(begin)

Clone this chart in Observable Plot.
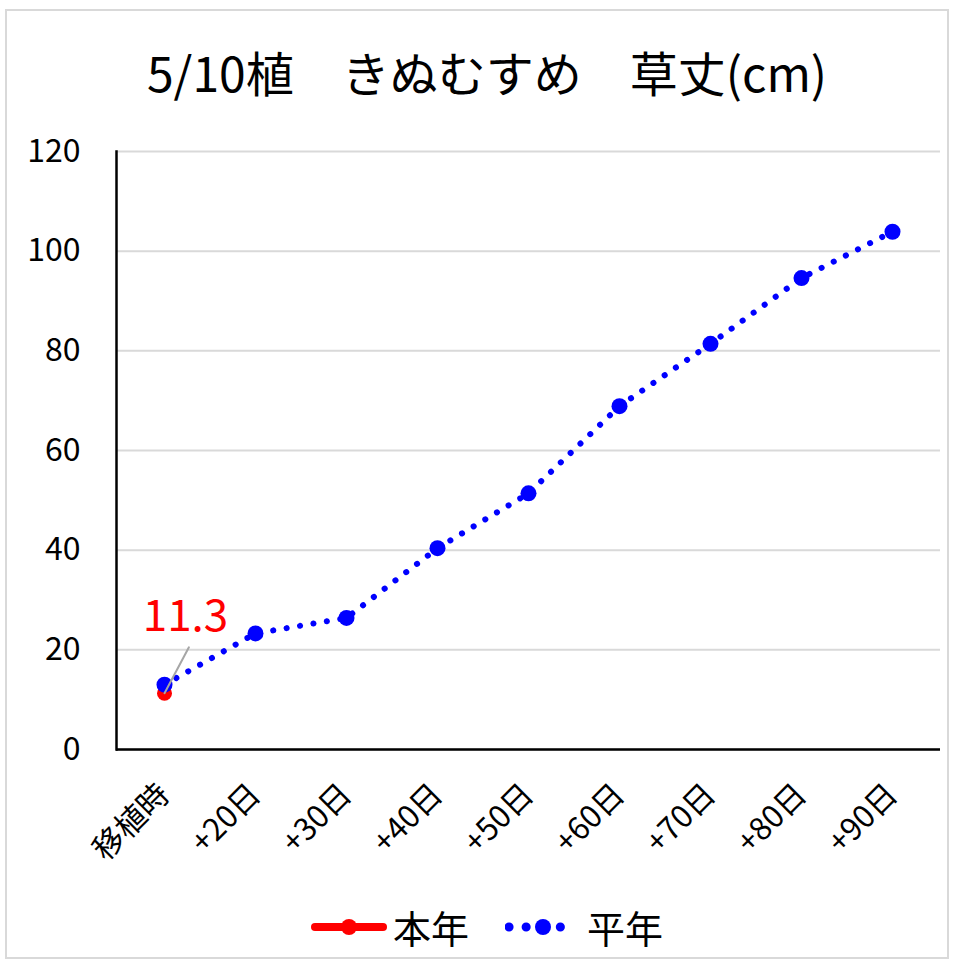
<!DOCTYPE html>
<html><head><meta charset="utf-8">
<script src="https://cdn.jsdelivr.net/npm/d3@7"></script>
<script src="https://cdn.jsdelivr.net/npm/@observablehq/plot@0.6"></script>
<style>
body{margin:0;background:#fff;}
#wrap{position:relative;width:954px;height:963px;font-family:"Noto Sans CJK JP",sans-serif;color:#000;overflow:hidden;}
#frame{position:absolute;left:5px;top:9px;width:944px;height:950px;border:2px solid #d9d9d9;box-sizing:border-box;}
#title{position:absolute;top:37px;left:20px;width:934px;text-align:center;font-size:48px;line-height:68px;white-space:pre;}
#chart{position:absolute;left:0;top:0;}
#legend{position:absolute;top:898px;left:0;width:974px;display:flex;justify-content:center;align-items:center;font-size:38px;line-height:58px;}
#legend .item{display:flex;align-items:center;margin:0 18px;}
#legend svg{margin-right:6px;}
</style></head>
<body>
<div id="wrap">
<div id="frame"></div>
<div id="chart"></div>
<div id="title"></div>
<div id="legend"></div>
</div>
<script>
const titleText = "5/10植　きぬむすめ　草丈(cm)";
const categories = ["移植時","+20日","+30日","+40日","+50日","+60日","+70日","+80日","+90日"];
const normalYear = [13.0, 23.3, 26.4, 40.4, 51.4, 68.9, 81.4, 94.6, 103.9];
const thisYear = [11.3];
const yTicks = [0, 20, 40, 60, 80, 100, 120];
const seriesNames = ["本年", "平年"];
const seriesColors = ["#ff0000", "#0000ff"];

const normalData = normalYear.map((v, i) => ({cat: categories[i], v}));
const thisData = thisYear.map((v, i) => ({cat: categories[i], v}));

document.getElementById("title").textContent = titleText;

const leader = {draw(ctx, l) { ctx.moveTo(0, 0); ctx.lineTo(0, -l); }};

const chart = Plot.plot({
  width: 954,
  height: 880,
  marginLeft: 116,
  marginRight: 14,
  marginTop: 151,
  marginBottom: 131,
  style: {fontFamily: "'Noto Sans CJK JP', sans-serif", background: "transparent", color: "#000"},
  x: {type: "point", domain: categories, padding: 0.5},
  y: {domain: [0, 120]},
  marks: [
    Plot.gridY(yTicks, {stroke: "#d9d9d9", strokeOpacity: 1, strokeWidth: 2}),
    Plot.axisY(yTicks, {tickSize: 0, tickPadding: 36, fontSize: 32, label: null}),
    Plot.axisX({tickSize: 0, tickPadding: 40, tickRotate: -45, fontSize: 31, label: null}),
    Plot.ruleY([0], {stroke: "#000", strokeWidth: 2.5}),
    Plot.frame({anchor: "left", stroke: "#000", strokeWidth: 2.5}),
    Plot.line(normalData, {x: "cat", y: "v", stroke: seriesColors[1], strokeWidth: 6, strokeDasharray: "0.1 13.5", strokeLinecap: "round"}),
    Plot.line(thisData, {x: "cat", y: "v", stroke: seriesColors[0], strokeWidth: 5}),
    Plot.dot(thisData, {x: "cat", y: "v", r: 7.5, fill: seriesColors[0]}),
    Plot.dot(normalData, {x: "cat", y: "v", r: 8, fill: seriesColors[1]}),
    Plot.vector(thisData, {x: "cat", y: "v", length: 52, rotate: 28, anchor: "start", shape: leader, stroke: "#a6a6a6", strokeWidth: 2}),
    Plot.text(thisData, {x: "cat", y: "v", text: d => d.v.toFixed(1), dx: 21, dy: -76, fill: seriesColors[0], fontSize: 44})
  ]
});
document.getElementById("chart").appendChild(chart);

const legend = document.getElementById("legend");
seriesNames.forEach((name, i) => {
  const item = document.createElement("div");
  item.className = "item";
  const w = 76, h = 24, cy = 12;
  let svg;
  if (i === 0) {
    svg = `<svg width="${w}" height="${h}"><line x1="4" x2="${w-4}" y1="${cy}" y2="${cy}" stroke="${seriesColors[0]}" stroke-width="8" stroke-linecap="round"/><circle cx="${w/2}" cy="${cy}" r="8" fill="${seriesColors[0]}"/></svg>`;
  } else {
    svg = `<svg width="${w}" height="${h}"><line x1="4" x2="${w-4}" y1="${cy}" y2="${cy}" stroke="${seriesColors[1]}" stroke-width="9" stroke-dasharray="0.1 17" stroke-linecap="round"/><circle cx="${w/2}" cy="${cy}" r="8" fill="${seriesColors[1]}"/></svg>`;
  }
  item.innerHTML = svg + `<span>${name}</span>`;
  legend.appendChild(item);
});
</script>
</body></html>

(end)

**Exercise instructions**
Go through the data above and transcribe it in full, omitting any image.

**Response to this task**
Clone this chart in Observable Plot.
<!DOCTYPE html>
<html><head><meta charset="utf-8">
<script src="https://cdn.jsdelivr.net/npm/d3@7"></script>
<script src="https://cdn.jsdelivr.net/npm/@observablehq/plot@0.6"></script>
<style>
body{margin:0;background:#fff;}
#wrap{position:relative;width:954px;height:963px;font-family:"Noto Sans CJK JP",sans-serif;color:#000;overflow:hidden;}
#frame{position:absolute;left:5px;top:9px;width:944px;height:950px;border:2px solid #d9d9d9;box-sizing:border-box;}
#title{position:absolute;top:37px;left:20px;width:934px;text-align:center;font-size:48px;line-height:68px;white-space:pre;}
#chart{position:absolute;left:0;top:0;}
#legend{position:absolute;top:898px;left:0;width:974px;display:flex;justify-content:center;align-items:center;font-size:38px;line-height:58px;}
#legend .item{display:flex;align-items:center;margin:0 18px;}
#legend svg{margin-right:6px;}
</style></head>
<body>
<div id="wrap">
<div id="frame"></div>
<div id="chart"></div>
<div id="title"></div>
<div id="legend"></div>
</div>
<script>
const titleText = "5/10植　きぬむすめ　草丈(cm)";
const categories = ["移植時","+20日","+30日","+40日","+50日","+60日","+70日","+80日","+90日"];
const normalYear = [13.0, 23.3, 26.4, 40.4, 51.4, 68.9, 81.4, 94.6, 103.9];
const thisYear = [11.3];
const yTicks = [0, 20, 40, 60, 80, 100, 120];
const seriesNames = ["本年", "平年"];
const seriesColors = ["#ff0000", "#0000ff"];

const normalData = normalYear.map((v, i) => ({cat: categories[i], v}));
const thisData = thisYear.map((v, i) => ({cat: categories[i], v}));

document.getElementById("title").textContent = titleText;

const leader = {draw(ctx, l) { ctx.moveTo(0, 0); ctx.lineTo(0, -l); }};

const chart = Plot.plot({
  width: 954,
  height: 880,
  marginLeft: 116,
  marginRight: 14,
  marginTop: 151,
  marginBottom: 131,
  style: {fontFamily: "'Noto Sans CJK JP', sans-serif", background: "transparent", color: "#000"},
  x: {type: "point", domain: categories, padding: 0.5},
  y: {domain: [0, 120]},
  marks: [
    Plot.gridY(yTicks, {stroke: "#d9d9d9", strokeOpacity: 1, strokeWidth: 2}),
    Plot.axisY(yTicks, {tickSize: 0, tickPadding: 36, fontSize: 32, label: null}),
    Plot.axisX({tickSize: 0, tickPadding: 40, tickRotate: -45, fontSize: 31, label: null}),
    Plot.ruleY([0], {stroke: "#000", strokeWidth: 2.5}),
    Plot.frame({anchor: "left", stroke: "#000", strokeWidth: 2.5}),
    Plot.line(normalData, {x: "cat", y: "v", stroke: seriesColors[1], strokeWidth: 6, strokeDasharray: "0.1 13.5", strokeLinecap: "round"}),
    Plot.line(thisData, {x: "cat", y: "v", stroke: seriesColors[0], strokeWidth: 5}),
    Plot.dot(thisData, {x: "cat", y: "v", r: 7.5, fill: seriesColors[0]}),
    Plot.dot(normalData, {x: "cat", y: "v", r: 8, fill: seriesColors[1]}),
    Plot.vector(thisData, {x: "cat", y: "v", length: 52, rotate: 28, anchor: "start", shape: leader, stroke: "#a6a6a6", strokeWidth: 2}),
    Plot.text(thisData, {x: "cat", y: "v", text: d => d.v.toFixed(1), dx: 21, dy: -76, fill: seriesColors[0], fontSize: 44})
  ]
});
document.getElementById("chart").appendChild(chart);

const legend = document.getElementById("legend");
seriesNames.forEach((name, i) => {
  const item = document.createElement("div");
  item.className = "item";
  const w = 76, h = 24, cy = 12;
  let svg;
  if (i === 0) {
    svg = `<svg width="${w}" height="${h}"><line x1="4" x2="${w-4}" y1="${cy}" y2="${cy}" stroke="${seriesColors[0]}" stroke-width="8" stroke-linecap="round"/><circle cx="${w/2}" cy="${cy}" r="8" fill="${seriesColors[0]}"/></svg>`;
  } else {
    svg = `<svg width="${w}" height="${h}"><line x1="4" x2="${w-4}" y1="${cy}" y2="${cy}" stroke="${seriesColors[1]}" stroke-width="9" stroke-dasharray="0.1 17" stroke-linecap="round"/><circle cx="${w/2}" cy="${cy}" r="8" fill="${seriesColors[1]}"/></svg>`;
  }
  item.innerHTML = svg + `<span>${name}</span>`;
  legend.appendChild(item);
});
</script>
</body></html>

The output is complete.